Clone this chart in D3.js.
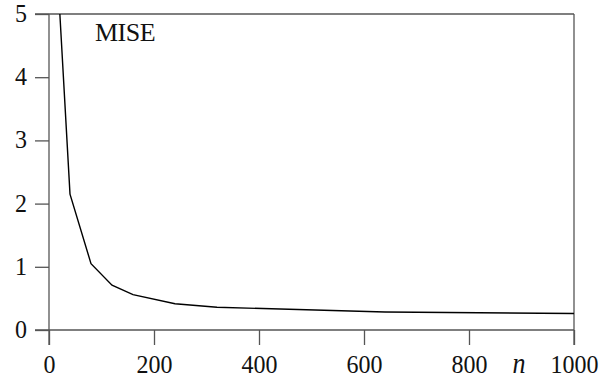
<!DOCTYPE html>
<html>
<head>
<meta charset="utf-8">
<script src="https://cdn.jsdelivr.net/npm/d3@7"></script>
<style>
  body { margin: 0; background: #fff; }
  text { font-family: "Liberation Serif", "Times New Roman", serif; fill: #111; }
</style>
</head>
<body>
<div id="chart"></div>
<script>
// sample sizes and MISE values
const nValues = [20, 40, 80, 120, 160, 240, 320, 640, 1000];
const miseValues = [5.1, 2.15, 1.05, 0.71, 0.56, 0.415, 0.36, 0.285, 0.26];
const xTicks = [0, 200, 400, 600, 800, 1000];
const yTicks = [0, 1, 2, 3, 4, 5];

const width = 610, height = 380;
const margin = { top: 14, right: 36, bottom: 50, left: 49 };
const serif = "'Liberation Serif', 'Times New Roman', serif";

const svg = d3.select("#chart").append("svg")
    .attr("width", width)
    .attr("height", height);

const x = d3.scaleLinear().domain([0, 1000]).range([margin.left, width - margin.right]);
const y = d3.scaleLinear().domain([0, 5]).range([height - margin.bottom, margin.top]);

const axisColor = "#555";

// clip the curve to the frame
svg.append("clipPath").attr("id", "clip")
  .append("rect")
    .attr("x", x(0)).attr("y", y(5))
    .attr("width", x(1000) - x(0)).attr("height", y(0) - y(5));

// frame: top and right lines
svg.append("line")
    .attr("x1", x(0) - 14).attr("x2", x(1000))
    .attr("y1", y(5)).attr("y2", y(5))
    .attr("stroke", axisColor).attr("stroke-width", 1.3);
svg.append("line")
    .attr("x1", x(1000)).attr("x2", x(1000))
    .attr("y1", y(5)).attr("y2", y(0) + 15)
    .attr("stroke", axisColor).attr("stroke-width", 1.3);

// bottom axis
const xAxis = svg.append("g")
    .attr("transform", `translate(0,${y(0)})`)
    .call(d3.axisBottom(x).tickValues(xTicks).tickFormat(d3.format("d"))
      .tickSize(15).tickSizeOuter(0));

// left axis
const yAxis = svg.append("g")
    .attr("transform", `translate(${x(0)},0)`)
    .call(d3.axisLeft(y).tickValues(yTicks).tickFormat(d3.format("d"))
      .tickSize(14).tickSizeOuter(0));

[xAxis, yAxis].forEach(g => {
  g.attr("font-family", serif);
  g.select(".domain").attr("stroke", axisColor).attr("stroke-width", 1.3);
  g.selectAll(".tick line").attr("stroke", axisColor).attr("stroke-width", 1.3);
  g.selectAll(".tick text")
    .style("font-family", serif)
    .style("font-size", "24px")
    .attr("fill", "#111")
    .attr("x", 0).attr("y", 0).attr("dy", null);
});
// glyphs in the reference are a little taller than they are wide
xAxis.selectAll(".tick text").attr("transform", "translate(0,43) scale(1,1.08)");
yAxis.selectAll(".tick text").attr("transform", "translate(-22,7.5) scale(1,1.08)");
xAxis.select(".domain").attr("d", `M${x(0) - 14},0H${x(1000)}`);
yAxis.select(".domain").attr("d", `M0,${y(0) + 15}V${y(5)}`);

// the MISE curve
const line = d3.line()
    .x((d, i) => x(nValues[i]))
    .y(d => y(d));

svg.append("path")
    .datum(miseValues)
    .attr("clip-path", "url(#clip)")
    .attr("fill", "none")
    .attr("stroke", "#000")
    .attr("stroke-width", 1.4)
    .attr("d", line);

// labels
svg.append("text")
    .attr("x", 95).attr("y", 41)
    .style("font-family", serif)
    .style("font-size", "26px")
    .style("letter-spacing", "-0.5px")
    .text("MISE");

svg.append("text")
    .attr("transform", "translate(519,373) scale(1,1.1)")
    .attr("text-anchor", "middle")
    .style("font-family", serif)
    .style("font-size", "26px")
    .style("font-style", "italic")
    .text("n");
</script>
</body>
</html>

| Given instruction |
Copy the whole of the material above exactly, but not its images.

| Response for this exercise |
Clone this chart in D3.js.
<!DOCTYPE html>
<html>
<head>
<meta charset="utf-8">
<script src="https://cdn.jsdelivr.net/npm/d3@7"></script>
<style>
  body { margin: 0; background: #fff; }
  text { font-family: "Liberation Serif", "Times New Roman", serif; fill: #111; }
</style>
</head>
<body>
<div id="chart"></div>
<script>
// sample sizes and MISE values
const nValues = [20, 40, 80, 120, 160, 240, 320, 640, 1000];
const miseValues = [5.1, 2.15, 1.05, 0.71, 0.56, 0.415, 0.36, 0.285, 0.26];
const xTicks = [0, 200, 400, 600, 800, 1000];
const yTicks = [0, 1, 2, 3, 4, 5];

const width = 610, height = 380;
const margin = { top: 14, right: 36, bottom: 50, left: 49 };
const serif = "'Liberation Serif', 'Times New Roman', serif";

const svg = d3.select("#chart").append("svg")
    .attr("width", width)
    .attr("height", height);

const x = d3.scaleLinear().domain([0, 1000]).range([margin.left, width - margin.right]);
const y = d3.scaleLinear().domain([0, 5]).range([height - margin.bottom, margin.top]);

const axisColor = "#555";

// clip the curve to the frame
svg.append("clipPath").attr("id", "clip")
  .append("rect")
    .attr("x", x(0)).attr("y", y(5))
    .attr("width", x(1000) - x(0)).attr("height", y(0) - y(5));

// frame: top and right lines
svg.append("line")
    .attr("x1", x(0) - 14).attr("x2", x(1000))
    .attr("y1", y(5)).attr("y2", y(5))
    .attr("stroke", axisColor).attr("stroke-width", 1.3);
svg.append("line")
    .attr("x1", x(1000)).attr("x2", x(1000))
    .attr("y1", y(5)).attr("y2", y(0) + 15)
    .attr("stroke", axisColor).attr("stroke-width", 1.3);

// bottom axis
const xAxis = svg.append("g")
    .attr("transform", `translate(0,${y(0)})`)
    .call(d3.axisBottom(x).tickValues(xTicks).tickFormat(d3.format("d"))
      .tickSize(15).tickSizeOuter(0));

// left axis
const yAxis = svg.append("g")
    .attr("transform", `translate(${x(0)},0)`)
    .call(d3.axisLeft(y).tickValues(yTicks).tickFormat(d3.format("d"))
      .tickSize(14).tickSizeOuter(0));

[xAxis, yAxis].forEach(g => {
  g.attr("font-family", serif);
  g.select(".domain").attr("stroke", axisColor).attr("stroke-width", 1.3);
  g.selectAll(".tick line").attr("stroke", axisColor).attr("stroke-width", 1.3);
  g.selectAll(".tick text")
    .style("font-family", serif)
    .style("font-size", "24px")
    .attr("fill", "#111")
    .attr("x", 0).attr("y", 0).attr("dy", null);
});
// glyphs in the reference are a little taller than they are wide
xAxis.selectAll(".tick text").attr("transform", "translate(0,43) scale(1,1.08)");
yAxis.selectAll(".tick text").attr("transform", "translate(-22,7.5) scale(1,1.08)");
xAxis.select(".domain").attr("d", `M${x(0) - 14},0H${x(1000)}`);
yAxis.select(".domain").attr("d", `M0,${y(0) + 15}V${y(5)}`);

// the MISE curve
const line = d3.line()
    .x((d, i) => x(nValues[i]))
    .y(d => y(d));

svg.append("path")
    .datum(miseValues)
    .attr("clip-path", "url(#clip)")
    .attr("fill", "none")
    .attr("stroke", "#000")
    .attr("stroke-width", 1.4)
    .attr("d", line);

// labels
svg.append("text")
    .attr("x", 95).attr("y", 41)
    .style("font-family", serif)
    .style("font-size", "26px")
    .style("letter-spacing", "-0.5px")
    .text("MISE");

svg.append("text")
    .attr("transform", "translate(519,373) scale(1,1.1)")
    .attr("text-anchor", "middle")
    .style("font-family", serif)
    .style("font-size", "26px")
    .style("font-style", "italic")
    .text("n");
</script>
</body>
</html>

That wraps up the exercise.